Старуха, пятясь, пошла дрожа
Развороченной,
Мясистой губой...
Выкатился глаз
Старушечий, грозен,
Будто бы вспомнивший
Вдруг о чем,
И долго в тусклом,
Смертном морозе
Федькино лицо
Танцевало в нем.
Быть может, именно поэзия Павла Васильева и стала для меня отправной точкой в решении взять повесть Айтматова для первой своей картины. Киргизия, какой я ее знал по стихам Васильева, была страной людей с открытыми и первозданными чувствами, с яростным накалом страстей.
Другой художник, повлиявший на облик фильма “Первый учитель”,— великий японец Куросава. В его картинах вселенная живет по особым, трагическим законам. Если идет дождь, то это уже не дождь, а падающий с неба кипяток или серная кислота. У героев температура постоянно выше сорока градусов, они поднимаются до вершин духа и падают до бездны отчаяния, все накалено, все на пределе чувств: надежда и отчаяние, любовь и ненависть.
Под воздействием всего этого и складывался мир моего фильма. Температура айтматовского “Первого учителя” была в нем превышена на много градусов.
Я часто думаю, каким должен быть на экране мир Шекспира, чтобы передать всю его мощь, страсть, исступленность чувств. Только один раз на сцене я видел Шекспира, оставившего ощущение подлинного шедевра. Совершенства. Ни с чем не сравнимого наслаждения. Это был “Отелло” в лондонском театре “Олд Вик”, где играл Лоренс Оливье. Впервые в жизни я почувствовал, как просто и как безмерно трудно ставить Шекспира. Просто, потому что не было ни занавесов, торжественно вздымающихся над сценой, ни многозначительных символов, ни великолепия декораций. Но какие актеры там были! По сцене ходил закутанный в белый бурнус негр, разбуженный раб подымающейся Африки. Из разреза бурнуса торчала голая — до бедер — нога, на запястьях звенели браслеты и между ног болтался меч. Это не был венецианский мавр, облагороженный цивилизацией и наученный всем правилам этикета. Это был дикарь, аристократ духа, обманутый белой женщиной, белыми людьми. Здесь были ответы на проблемы столкновения культур Востока и Запада, на расизм, на сегодняшние судьбы Европы и Африки. И каждое слово было так отточено по форме, что пронзало, дыбом вставали волосы. Я был потрясен.

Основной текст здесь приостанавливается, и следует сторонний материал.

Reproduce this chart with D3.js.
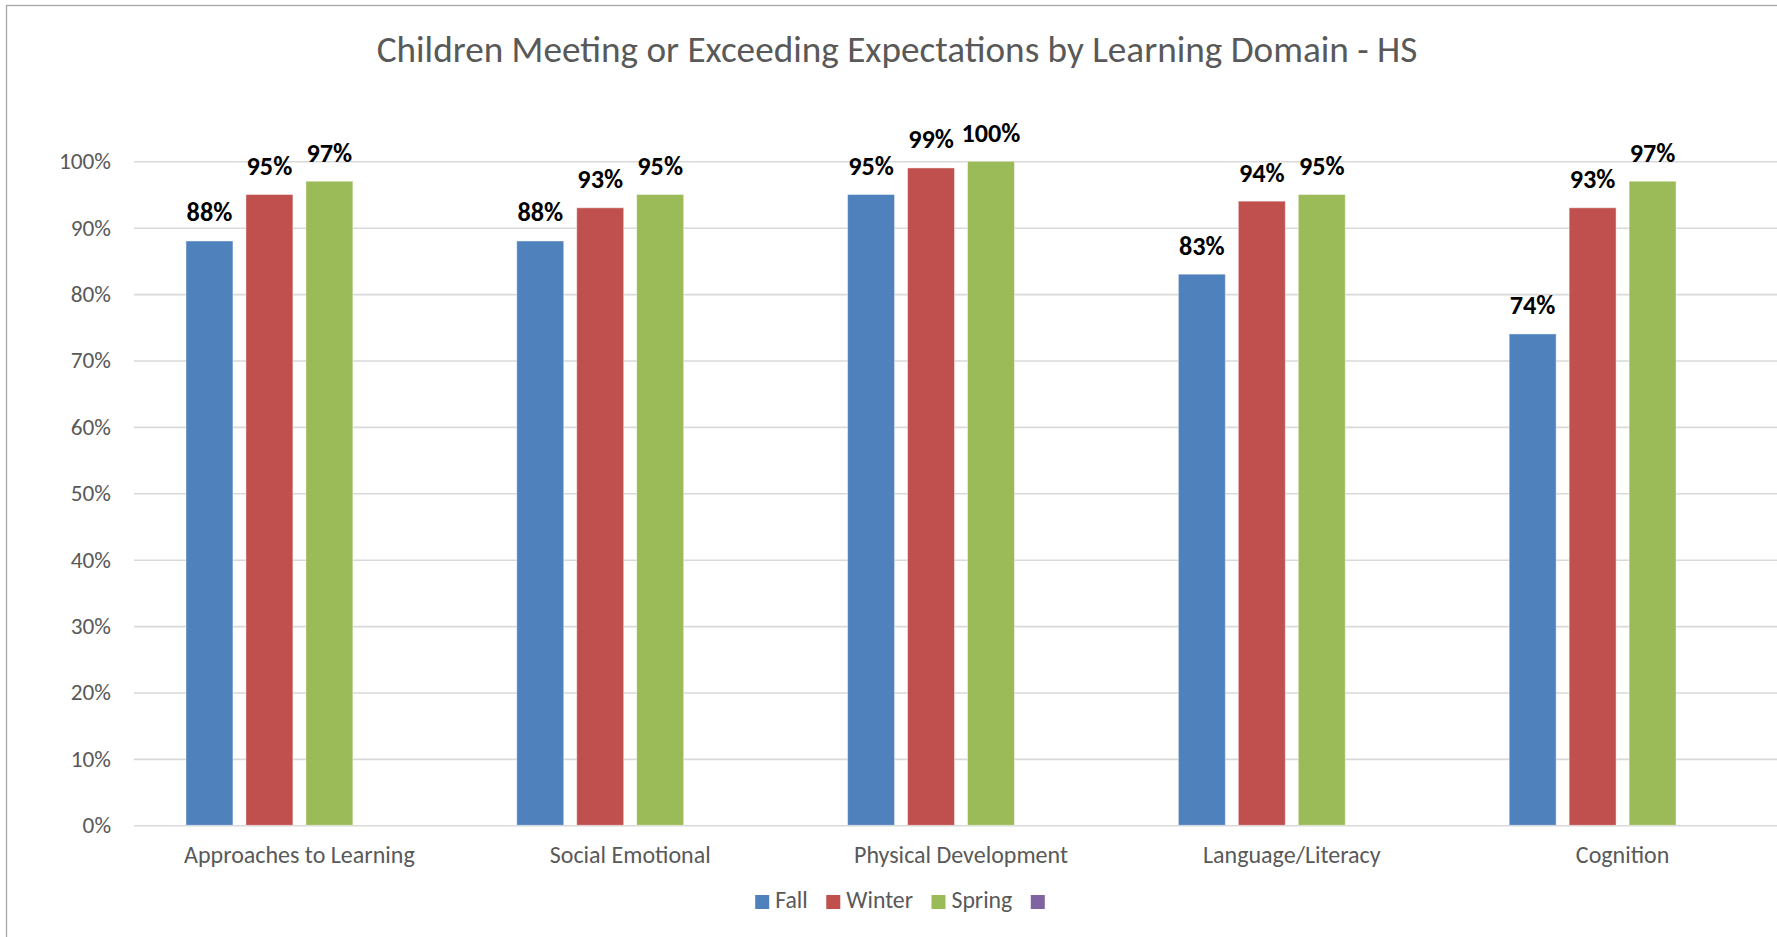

Только дважды в жизни я испытал такое потрясение от классики — от Шекспира, сыгранного Оливье, и от Баха, которого исполнял Глен Гульд. Баха многие прекрасно играют, но Глен Гульд играл волшебно. Два с половиной часа я сидел очарованный, абсолютно окаменевший и остолбеневший от этого чуда наполненности, от способности художника вдохнуть в музыку всего себя.
Ставить Шекспира — немыслимо сложно. Но (кажется, я уже начинаю хвастаться) со временем обязательно сниму Шекспира. Я еще не знаю, как именно его решать, но, по-моему, уже нащупал, с какой стороны к нему подступиться. Во всяком случае, без глубокого сенсуального, чувственного начала ставить Шекспира нельзя. И еще без ощущения бога — самого ближайшего, ежесекундного его присутствия.